ERIC FRANCIS -- Calgary Sun

, Last Updated: 9:10 AM ET

First Gary Bettman thanked Calgary's fans for their passion, patience and for coming back.

Then he gave them roughly six million reasons to believe the core of the first-place Flames could be kept intact for years to come.

In town to salute Flames owner and NHL chairman of the board Harley Hotchkiss last night, the commissioner said the NHL's on- and off-ice success this year will translate into a significantly higher salary cap next season.

And that means Darryl Sutter's efforts to keep current and budding superstars long-term will be easier down the road.

"We think it could go up to the mid-40s," said Bettman of a cap currently pegged at $39 million US.

"If it does, the entire range of $16 million (between the ceiling and floor) moves with it. The view is any team within that range can be competitive, unlike the $20-million to $80-million spread we had before. It enables each team to have the flexibility it needs with young players and returning players.

"Teams are going to have to make those judgments."

Pointing out attendance league-wide is up 3% as opposed to sharp declines in fan support for baseball and basketball following their most recent labour hiccups, Bettman is confident league-wide revenues are on pace to exceed the $2.036 billion range of 2003-04, opening the door for the higher cap.

With Miikka Kiprusoff a frontrunner for the Vezina Trophy and Dion Phaneuf a contender for the Calder, the increased leg room should have the effect of allowing teams to lock up such star players, even with more liberal free agency.

And as Bettman explained, it can do so without breaking the bank of small-market teams on either side of the border.

"It's all based on increased revenues," said Bettman, who braced last fall for revenues to dip as low as $1.6 billion.

"Players get 54 percent of the revenues, which are all calculated in U.S. dollars, so if the Canadian dollar goes down, the players get less.
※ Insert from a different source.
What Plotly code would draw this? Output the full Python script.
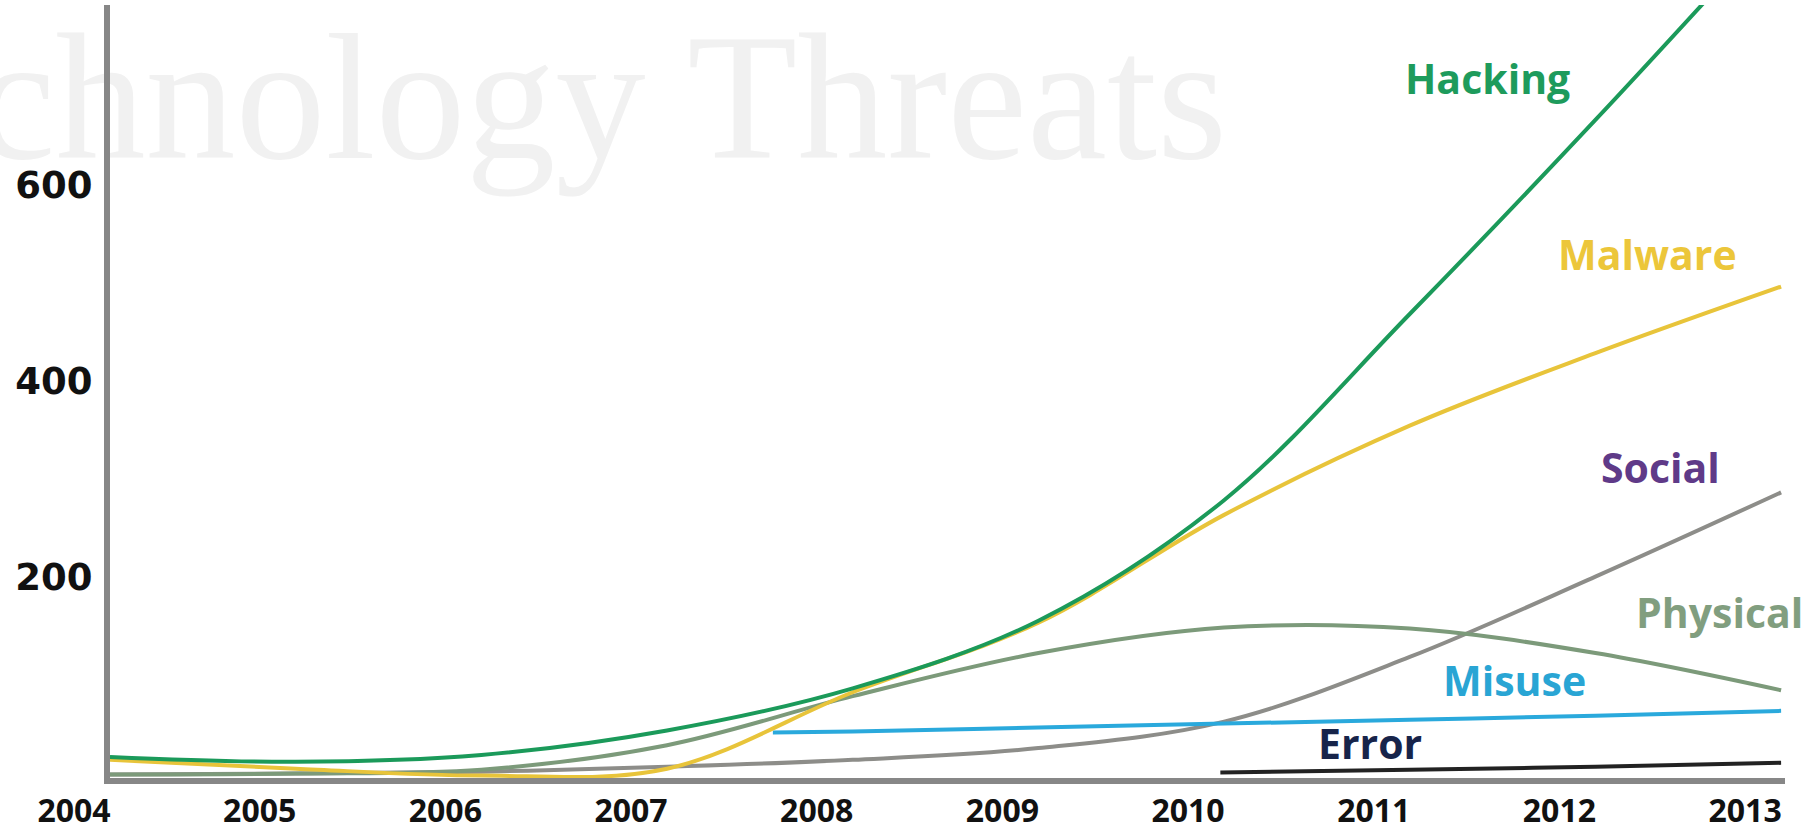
import plotly.graph_objects as go

# ---------------- data ----------------
years = [2004, 2005, 2006, 2007, 2008, 2009, 2010, 2011, 2012, 2013]
hacking = [16, 11, 18, 43, 86, 155, 278, 468, 666, 872]
malware = [13, 4, -3, 4, 82, 153, 263, 354, 428, 496]
physical = [-2, -1, 3, 28, 78, 122, 148, 147, 122, 84]
social = [-2, -1, 1, 6, 13, 25, 52, 118, 200, 286]

misuse_years = [2007.57, 2008, 2009, 2010, 2011, 2012, 2013]
misuse = [41, 42, 46, 50, 54, 58, 63]

error_years = [2009.98, 2011, 2012, 2013]
error = [0, 3, 6, 10]

y_tick_vals = [200, 400, 600]
y_tick_text = ["200", "400", "600"]
x_tick_text = [str(y) for y in years]

label_names = ["Hacking", "Malware", "Social", "Physical", "Misuse", "Error"]
label_x = [2011.42, 2012.283, 2012.35, 2012.666, 2011.565, 2010.785]
label_y = [709, 529, 312, 164, 95, 30]
label_colors = ["#1e9b5c", "#ecc63a", "#5f3a88", "#819e7f", "#29a5d4", "#17244a"]

watermark = "Technology Threats"

# ---------------- figure ----------------
fig = go.Figure()

# watermark (drawn first, under lines and axis lines)
fig.add_trace(go.Scatter(
    x=[2010.016], y=[673], mode="text", text=[watermark],
    textposition="middle left",
    textfont=dict(family="Liberation Serif", size=180, color="#f1f1f1"),
    cliponaxis=False, hoverinfo="skip", showlegend=False,
))

W = 4
series = [
    (years, social, "#8d8d89"),
    (years, physical, "#7c9a7a"),
    (misuse_years, misuse, "#2aa9dc"),
    (error_years, error, "#222222"),
    (years, malware, "#e8c43a"),
    (years, hacking, "#1b9a5a"),
]
for xs, ys, col in series:
    fig.add_trace(go.Scatter(
        x=xs, y=ys, mode="lines",
        line=dict(color=col, width=W, shape="spline", smoothing=1.0),
        hoverinfo="skip", showlegend=False,
    ))

for name, lx, ly, lc in zip(label_names, label_x, label_y, label_colors):
    fig.add_annotation(
        x=lx, y=ly, xref="x", yref="y", text=name, showarrow=False,
        font=dict(family="Open Sans", size=41, color=lc, weight="bold"),
        xanchor="center", yanchor="middle",
    )

fig.update_layout(
    width=1808, height=830,
    margin=dict(l=110, r=23, t=5, b=52, autoexpand=False),
    paper_bgcolor="white", plot_bgcolor="white",
    showlegend=False,
    xaxis=dict(
        range=[2004, 2013.021],
        tickvals=years, ticktext=x_tick_text,
        showgrid=False, zeroline=False, automargin=False,
        showline=True, linecolor="#878787", linewidth=6,
        ticks="", ticklabelshift=-36, ticklabelstandoff=0,
        tickfont=dict(family="Open Sans", size=32, color="#111111", weight="bold"),
    ),
    yaxis=dict(
        range=[-5.5, 783.3],
        tickvals=y_tick_vals, ticktext=y_tick_text,
        showgrid=False, zeroline=False, automargin=False,
        showline=True, linecolor="#878787", linewidth=6,
        ticks="", ticklabelstandoff=4,
        tickfont=dict(family="DejaVu Sans", size=37, color="#111111", weight="bold"),
    ),
)

fig.write_html("out.html")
The playing field has been levelled."

Citing an impressive array of stats speaking to the increased speed, scoring and excitement the league's new rules and officiating have created, Bettman said there's little chance of any significant policy

changes this summer. He says the top two complaints he hears from fans, especially in Western Canada, revolves around bumping the number of shootout players from three to five and a schedule that sees Eastern clubs here every three years.

"When I talk to Flames fans, there are some Eastern teams they'd like to see but not others -- you can't pick and choose," said Bettman.
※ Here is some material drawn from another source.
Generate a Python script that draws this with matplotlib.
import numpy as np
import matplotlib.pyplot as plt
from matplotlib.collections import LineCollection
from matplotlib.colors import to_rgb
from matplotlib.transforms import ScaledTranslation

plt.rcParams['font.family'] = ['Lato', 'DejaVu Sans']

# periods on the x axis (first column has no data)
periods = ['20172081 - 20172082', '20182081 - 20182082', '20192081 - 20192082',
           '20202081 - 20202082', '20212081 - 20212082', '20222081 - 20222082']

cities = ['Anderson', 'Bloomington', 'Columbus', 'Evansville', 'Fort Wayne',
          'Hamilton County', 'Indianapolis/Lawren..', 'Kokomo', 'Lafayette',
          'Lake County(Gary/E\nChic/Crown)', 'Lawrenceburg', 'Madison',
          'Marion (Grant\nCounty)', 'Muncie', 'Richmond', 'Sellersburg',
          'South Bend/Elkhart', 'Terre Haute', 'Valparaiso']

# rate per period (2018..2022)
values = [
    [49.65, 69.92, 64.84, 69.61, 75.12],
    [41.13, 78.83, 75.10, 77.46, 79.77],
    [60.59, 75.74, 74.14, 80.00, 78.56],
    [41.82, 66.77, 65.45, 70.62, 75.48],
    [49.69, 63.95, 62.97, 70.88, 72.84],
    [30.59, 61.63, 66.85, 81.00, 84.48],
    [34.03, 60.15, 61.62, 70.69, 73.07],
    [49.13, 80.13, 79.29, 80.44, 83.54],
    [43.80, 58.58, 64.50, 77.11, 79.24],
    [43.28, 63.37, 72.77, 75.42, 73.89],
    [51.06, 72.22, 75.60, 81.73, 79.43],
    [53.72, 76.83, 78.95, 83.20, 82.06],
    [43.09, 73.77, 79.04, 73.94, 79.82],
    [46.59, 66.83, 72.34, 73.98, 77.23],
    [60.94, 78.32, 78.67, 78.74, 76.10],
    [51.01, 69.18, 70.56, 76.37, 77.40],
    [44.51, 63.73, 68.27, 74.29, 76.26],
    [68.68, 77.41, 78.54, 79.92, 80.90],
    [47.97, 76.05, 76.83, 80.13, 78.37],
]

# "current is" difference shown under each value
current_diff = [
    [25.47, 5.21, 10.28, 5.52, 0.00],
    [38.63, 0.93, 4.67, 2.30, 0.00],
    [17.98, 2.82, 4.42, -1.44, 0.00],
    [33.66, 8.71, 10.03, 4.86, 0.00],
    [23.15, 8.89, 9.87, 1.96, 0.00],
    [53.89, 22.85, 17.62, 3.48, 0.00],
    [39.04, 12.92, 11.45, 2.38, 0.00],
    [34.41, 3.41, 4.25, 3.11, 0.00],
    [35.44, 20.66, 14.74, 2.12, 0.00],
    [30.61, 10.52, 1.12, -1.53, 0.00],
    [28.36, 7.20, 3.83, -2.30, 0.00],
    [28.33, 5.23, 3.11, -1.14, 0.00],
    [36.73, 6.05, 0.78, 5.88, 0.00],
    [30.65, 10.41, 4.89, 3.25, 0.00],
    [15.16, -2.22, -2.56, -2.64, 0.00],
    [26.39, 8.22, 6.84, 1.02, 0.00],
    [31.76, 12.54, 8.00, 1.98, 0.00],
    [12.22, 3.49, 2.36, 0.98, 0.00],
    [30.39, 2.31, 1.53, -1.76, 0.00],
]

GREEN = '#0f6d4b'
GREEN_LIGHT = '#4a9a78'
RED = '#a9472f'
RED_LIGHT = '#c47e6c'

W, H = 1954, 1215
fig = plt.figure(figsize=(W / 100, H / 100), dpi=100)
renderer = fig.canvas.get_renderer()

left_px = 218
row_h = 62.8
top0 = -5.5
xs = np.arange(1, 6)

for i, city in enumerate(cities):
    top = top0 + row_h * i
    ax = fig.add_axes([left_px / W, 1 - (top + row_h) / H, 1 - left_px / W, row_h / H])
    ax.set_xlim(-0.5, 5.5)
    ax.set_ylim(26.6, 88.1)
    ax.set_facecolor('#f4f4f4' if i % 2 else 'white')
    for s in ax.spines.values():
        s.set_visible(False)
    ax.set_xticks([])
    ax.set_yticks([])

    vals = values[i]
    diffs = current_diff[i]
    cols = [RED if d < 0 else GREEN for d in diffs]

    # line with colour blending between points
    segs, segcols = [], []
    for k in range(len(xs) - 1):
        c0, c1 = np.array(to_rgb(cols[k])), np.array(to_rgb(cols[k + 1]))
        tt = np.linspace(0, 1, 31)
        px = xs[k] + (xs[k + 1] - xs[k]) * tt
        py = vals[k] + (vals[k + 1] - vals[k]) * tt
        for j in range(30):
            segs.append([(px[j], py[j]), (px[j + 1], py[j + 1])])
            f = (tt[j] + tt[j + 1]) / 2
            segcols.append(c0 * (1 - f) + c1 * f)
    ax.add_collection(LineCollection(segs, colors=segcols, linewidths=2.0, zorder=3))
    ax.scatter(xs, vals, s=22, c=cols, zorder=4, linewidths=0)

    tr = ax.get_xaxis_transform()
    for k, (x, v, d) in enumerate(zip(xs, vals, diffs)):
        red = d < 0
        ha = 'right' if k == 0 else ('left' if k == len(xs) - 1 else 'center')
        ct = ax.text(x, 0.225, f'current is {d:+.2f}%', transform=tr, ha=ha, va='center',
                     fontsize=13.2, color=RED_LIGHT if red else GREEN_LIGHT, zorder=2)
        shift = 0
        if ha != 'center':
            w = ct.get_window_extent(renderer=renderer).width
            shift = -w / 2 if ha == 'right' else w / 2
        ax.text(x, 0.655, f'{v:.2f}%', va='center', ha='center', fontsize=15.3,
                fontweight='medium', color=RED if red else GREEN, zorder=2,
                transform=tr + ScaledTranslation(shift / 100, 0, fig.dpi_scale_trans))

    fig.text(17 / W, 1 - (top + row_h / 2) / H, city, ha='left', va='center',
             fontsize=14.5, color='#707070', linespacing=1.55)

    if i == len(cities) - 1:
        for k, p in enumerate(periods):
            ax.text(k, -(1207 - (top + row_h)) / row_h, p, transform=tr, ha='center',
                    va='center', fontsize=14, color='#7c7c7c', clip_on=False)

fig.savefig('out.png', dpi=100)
"If we decide we want more inter-conference play, then we have to sacrifice the rivalries. It's a balancing act. We'll probably do it again next season and then we'll take a deep breath, have a talk with our fans and see where we go from there. There's no question there'll be shootouts -- it's just whether we go from three to five."
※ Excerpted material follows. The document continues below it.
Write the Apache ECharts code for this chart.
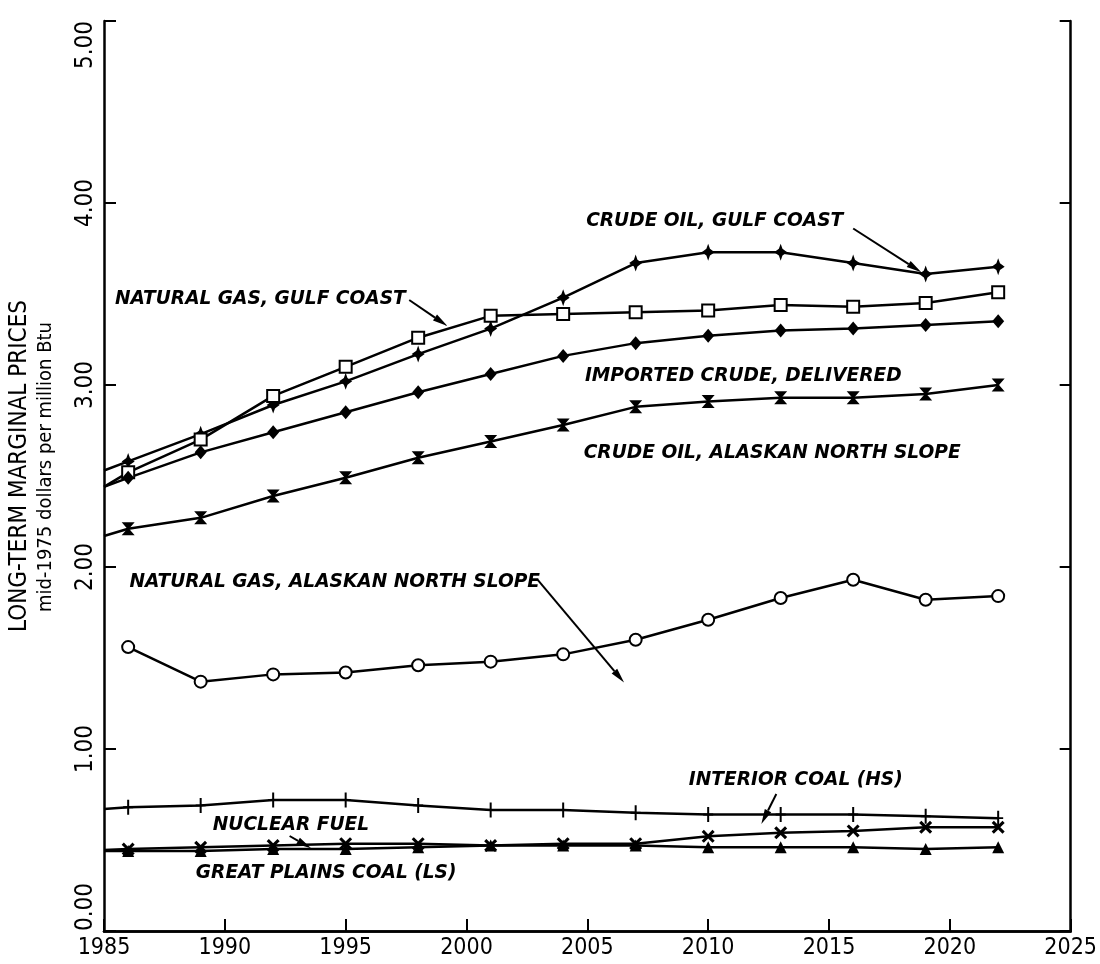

Pressed on a number of other issues, Bettman said only a few minor adjustments are needed to ensure NHL's players will compete in the Vancouver Olympics.

"The Olympic schedule will have to adapt to us, not the other way around," said Bettman. "Our game is better than the Olympics. We don't trap, there's more scoring, the play is wide open and more exciting."

Tough to argue, especially if you're Canadian.